I have to proof the following:
Let $f: V \to W$ be a map between two metric spaces. Proof that $f(a)$ with $a \in V$ is continuous if and only if, for every converging sequence $x_n$ in V with limit $a$ the sequence $f(x_n)$ in W converges to $f(a)$.
First I tried to proof the $\Leftarrow$ statement. But I'm stuck.
Suppose we have the sequence $x_n$ with limit $a$ and $f(x_n)$ with limit $f(a)$. Let $\epsilon >0$, then $\exists N_1 \in \mathbb{N}$ such that if $n>N_1$ then $d(x_n,a)<\epsilon$ and $\exists N_2 \in \mathbb{N}$ s.t. if $n>N_2$ then $d(f(x_n),f(a))<\epsilon$. Take those $N_1, \ N_2$ such that this holds and take $N = \max\{N_1,N_2 \}$ then if $n>N$ the following is true $d(x_n,a)< \epsilon$ and $d(f(x_n),f(a))<\epsilon$.
I sort of proofed the existence of the limit with this proof but I still use $x_n$ which feels weird to me, I shouldn't have sequences in my final answer. Also for the other way around I have no clue on how to proceed as I have sort of the same problem with getting the sequence.

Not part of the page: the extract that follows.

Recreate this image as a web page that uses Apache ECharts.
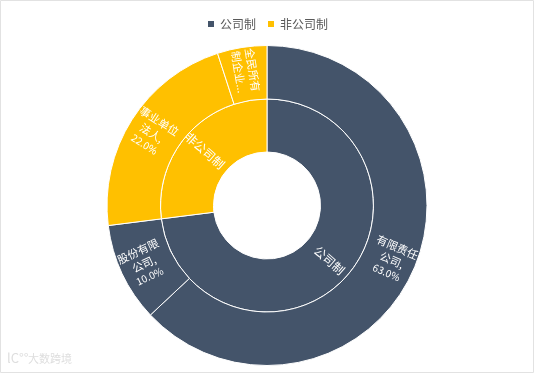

We have two metric spaces $(V, d)$ and $(W, \varrho)$. The proposition is the following:
Let's first assume that $f$ is continuous. Let $a \in V$ and $(x_n)_{n \in \Bbb N^\times}$ be a sequence in $V$ with $\displaystyle \lim_{n \to \infty} x_n = a$. We have to show that $\displaystyle \lim_{n \to \infty} f(x_n) = f(a)$. Let $\epsilon > 0$. Since $f$ is continuous in $a$, there exists a $\delta > 0$, such that for each $x \in V$ with $d(a,x) < \delta$ we have $\varrho(f(a), f(x)) < \epsilon$. Now since $\displaystyle \lim_{n \to \infty} x_n = a$, we find a $N \in \Bbb N^\times$, such that $d(x_n, a) < \delta$ for each $n \geq N$. So it follows that $\varrho(f(a), f(x_n)) < \epsilon$ for each $n \geq N$. Since $\epsilon > 0$ has been chosen arbitrary, we deduce that $$\lim_{n \to \infty} f(x_n) = f(a) \; .$$
Now assume that for $a \in V$ and each sequence $(x_n)_{n \in \Bbb N^\times}$ in $V$ with $\displaystyle \lim_{n \to \infty} x_n = a$ it holds that $\displaystyle \lim_{n \to \infty} f(x_n) = f(a)$. We show by a contradiction argument, that $f$ is continuous in $a$. So let's assume that $f$ is not continuous in $a$. Then by definition of continuity, there exists a $\epsilon > 0$, such that for each $\delta > 0$ we find a $x \in V$ with $d(a,x) < \delta$, but $\varrho (f(a), f(x) ) \geq \epsilon$. So for each $n \in \Bbb N^\times$ we find a $x_n \in V$ with $d(a, x_n) < \frac 1 n$, but $\varrho (f(a), f(x_n)) \geq \epsilon$. So this construction gives us a sequence $(x_n)_{n \in \Bbb N^\times}$ with $\displaystyle \lim_{n \to \infty} x_n = a$, but $ \displaystyle \lim_{n \to \infty} f(x_n) \neq f(a)$, which is a constradition. So $f$ is continous in $a$.